A shipowner has an absolute duty to furnish a seaworthy ship. Mitchell v. Trawler Racer, Inc. 362 U. S. 539, 549. For recovery it is not essential that the ship be proved totally unseaworthy; it is sufficient if it is proved unsea-worthy with respect to the person injured. McAllister v. *473Magnolia Petroleum Co. 357 U. S. 221, 227. On this basis there is again presented the factual question of the existence of a causal relation between the leak, the corrosion, the shearing off of the halt, and the plaintiff’s fall. Lieberman v. Matson Nav. Co. 300 F. 2d 661 (9th Cir.). Quite apart from the question of the employer’s negligence there was a question of fact whether there was an unseaworthy condition of the vessel which caused the plaintiff’s injury.

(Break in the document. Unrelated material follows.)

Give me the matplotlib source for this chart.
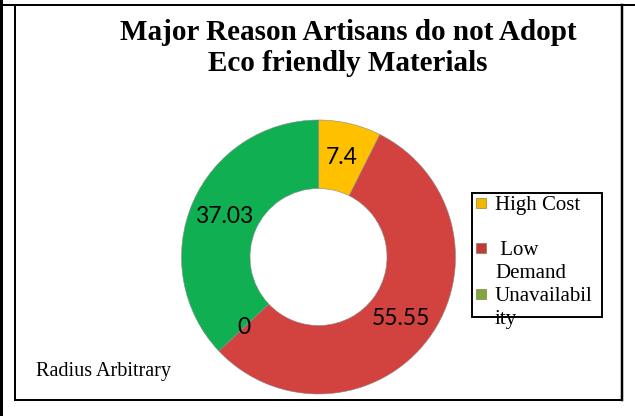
import matplotlib
matplotlib.use("Agg")
import matplotlib.pyplot as plt
from matplotlib.patches import Rectangle
from matplotlib.lines import Line2D
import numpy as np

W, H = 635, 416

# data
values = [7.4, 55.55, 0, 37.03]
value_labels = ["7.4", "55.55", "0", "37.03"]
slice_colors = ["#FFC000", "#D2433F", "#D2433F", "#10B052"]
legend_names = ["High Cost", " Low\nDemand", "Unavailabil\nity"]
legend_colors = ["#F2B800", "#BE3C3A", "#7EA83C"]
title_lines = ["Major Reason Artisans do not Adopt", "Eco friendly Materials"]
note = "Radius Arbitrary"


def fx(x):
    return x / W


def fy(y):
    return 1 - y / H


fig = plt.figure(figsize=(W / 100, H / 100), dpi=100)

# page borders
for xs, ys, lw in [
    ((1, 1), (0, 416), 3),
    ((0, 635), (5, 5), 2),
    ((15, 15), (5, 400), 2),
    ((622, 622), (5, 400), 2.5),
    ((15, 622), (400, 400), 2),
]:
    fig.add_artist(Line2D([fx(x) for x in xs], [fy(y) for y in ys],
                          color="black", lw=lw * 0.72, transform=fig.transFigure))

# donut
cx, cy, r = 318.5, 257, 137
ax = fig.add_axes([fx(cx - r), fy(cy + r), 2 * r / W, 2 * r / H])
wedges, _ = ax.pie(values, colors=slice_colors, startangle=90, counterclock=False,
                   radius=1, wedgeprops=dict(width=0.5, edgecolor="#8a8a8a", linewidth=0.4))
ax.set_xlim(-1, 1)
ax.set_ylim(-1, 1)
ax.set_aspect("auto")
ax.axis("off")

for w, lab in zip(wedges, value_labels):
    ang = np.deg2rad((w.theta1 + w.theta2) / 2)
    ax.text(0.75 * np.cos(ang), 0.75 * np.sin(ang), lab, ha="center", va="center",
            fontsize=16.5, family="Lato", color="black")

# title, one line at a time
for i, line in enumerate(title_lines):
    fig.text(fx(348), fy(40 + 31 * i), line, ha="center", va="baseline",
             family="Liberation Serif", fontweight="bold", fontsize=21)

# legend box
fig.add_artist(Rectangle((fx(472), fy(317)), (602 - 472) / W, (317 - 193) / H,
                         facecolor="white", edgecolor="black", lw=1.4,
                         transform=fig.transFigure))
entry_y = [210, 255, 301]
for name, col, yb in zip(legend_names, legend_colors, entry_y):
    fig.add_artist(Rectangle((fx(476), fy(yb - 2)), 10 / W, 10 / H, facecolor=col,
                             edgecolor="#7a6a30", lw=0.4, transform=fig.transFigure))
    for j, part in enumerate(name.split("\n")):
        fig.text(fx(495), fy(yb + 23 * j), part, ha="left", va="baseline",
                 family="Liberation Serif", fontsize=15)

fig.text(fx(36), fy(376), note, ha="left", va="baseline", family="Liberation Serif",
         fontsize=14.5)

fig.savefig("out.png", dpi=100)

It is true, of course, that the jury could find that the extraordinary effort made by the plaintiff to remove the last bolt constituted negligence on his part. If this merely contributed to his injury, it would, at most, operate in mitigation of damages under the Federal law here applicable under either count. Keough v. Cefalo, 330 Mass. 57, 62. See Socony-Vacuum Oil Co. v. Smith, 305 U. S. 424, 431. It is conceivable that the jury could find overexertion by the plaintiff to be the sole cause of his injury. This does not justify a directed verdict. That a case may be close and a jury may find either way “is no reason for a court to usurp the function of the jury.” Jacob v. New York City, 315 U. S. 752, 756. Keough v. Cefalo, 330 Mass. 57, 61, and cases cited. There was error in directing a verdict on each count for the defendant here.

Exceptions sustained.

A third count, for cure and maintenance, is not before us.